Implementation Science is a newly emerging field promoting the integration of research and evaluation findings into health care practice and policy. Implementation Science seeks to understand the behavior of health care providers, patients, and other stakeholders in order to identify and disseminate best practices for the sustainable implementation of evidence-based interventions.
Altarum engages in research and evaluation projects focused on analyzing health information technology (IT) implementation and utilization as well as quality improvement interventions in physician practices, using mixed-methods research and evaluation designs including surveys, interviews, and cognitive task analysis tools. By understanding the granular level of practices’ experience with health IT and quality interventions, our research identifies themes to shape best practices, identify program deficiencies, and prepare potential solutions.
Our approach to Implementation Science relies on qualitative research techniques which can provide rich and detailed descriptions of processes and experiences related to health IT use, health information exchange, and efforts to improve the quality of care. Using qualitative methods to gather and analyze data provides an examination of the human experience in ways that offer new insights into the ways teams work, leverage health IT systems, and coordinate activities. To this end, Altarum has cultivated extensive experience in qualitative research methods and analysis techniques.
Data Collection Methods and Instruments: Our staff is experienced in designing open-ended survey questions, semi-structured interview protocols, observation guides, and focus group protocols.

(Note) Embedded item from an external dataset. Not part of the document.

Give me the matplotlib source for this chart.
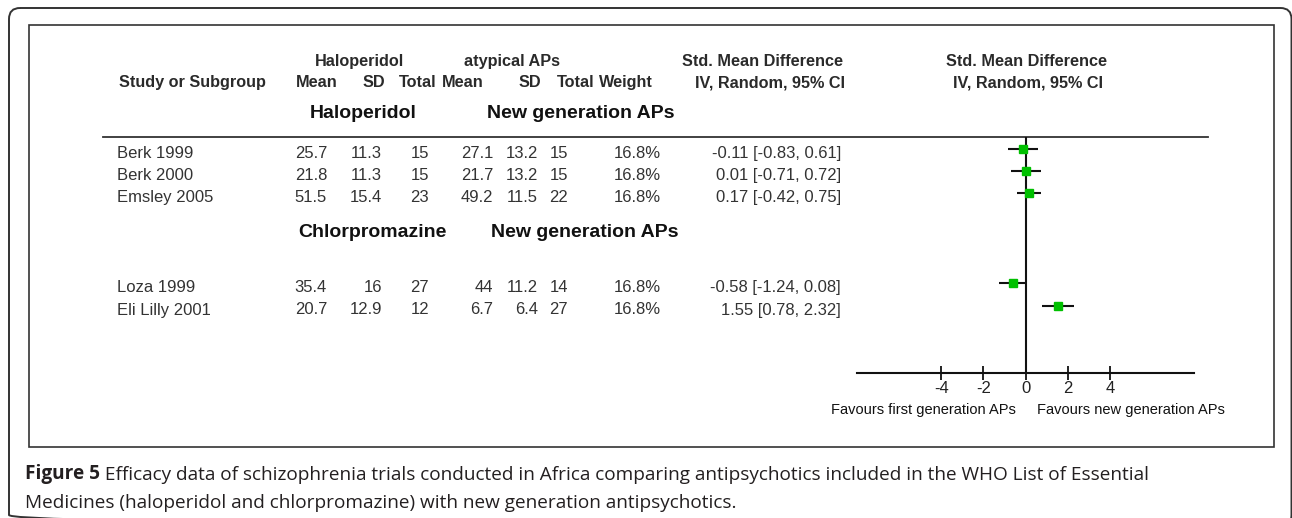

Semi-Structured Qualitative Interviewing: In-depth qualitative interviews are guided by semi-structured interview protocols that probe respondents on their experience related to a project’s research questions. Qualitative interviews typically cover a number of key topics and questions determined in advance, and encourage respondents to discuss their experiences in detailed narrative. We typically conduct semi-structured qualitative interviewing in teams of two, consisting of a lead interviewer and a note taker. The lead interviewer is responsible for guiding the discussion using the interview protocol and probing the respondent in key areas of interest. The note taker records key narrative, monitors the progress through the interview protocol, and records observations during the interview that cannot be captured through audio recordings. With the permission of the respondent, the interviews are recorded and transcribed to ensure detailed data is available for analysis. Interview teams debrief following each interview and type up their notes as soon as possible. Our staff is particularly adept at collecting data in busy clinical settings with limited disruption to patient care.
Cognitive Task Analysis: Altarum staff members are specifically trained in cognitive task analysis (CTA). CTA is a set of highly structured quantitative methods designed to elicit the often invisible or highly automatized thought processes of individual experts or high-functioning teams in real world environments. CTA is used across a wide range of disciplines as diverse as military command, neonatal intensive care nursing, and endoscopic surgery. CTA offers value in guiding implementations of new technologies and in measurement of system change including the implementation of health IT. Altarum staff, along with our academic research partners, are studying how CTA can offer insight into the implementation context to inform how best to customize health IT and adapt existing routines to best leverage technology.
Qualitative Analysis: Our team uses several different coding techniques and qualitative analysis methods. In-depth qualitative analysis can be quite time consuming but often results in identification of detailed themes and lessons learned. Our staff members conduct thematic analysis of coded data using standard text-based analysis software (i.e., NVivo). We analyze interview data and other qualitative data sets coding for broad themes as well as specific topics. This often involves several iterations of coding and assessment of inter-rater reliability.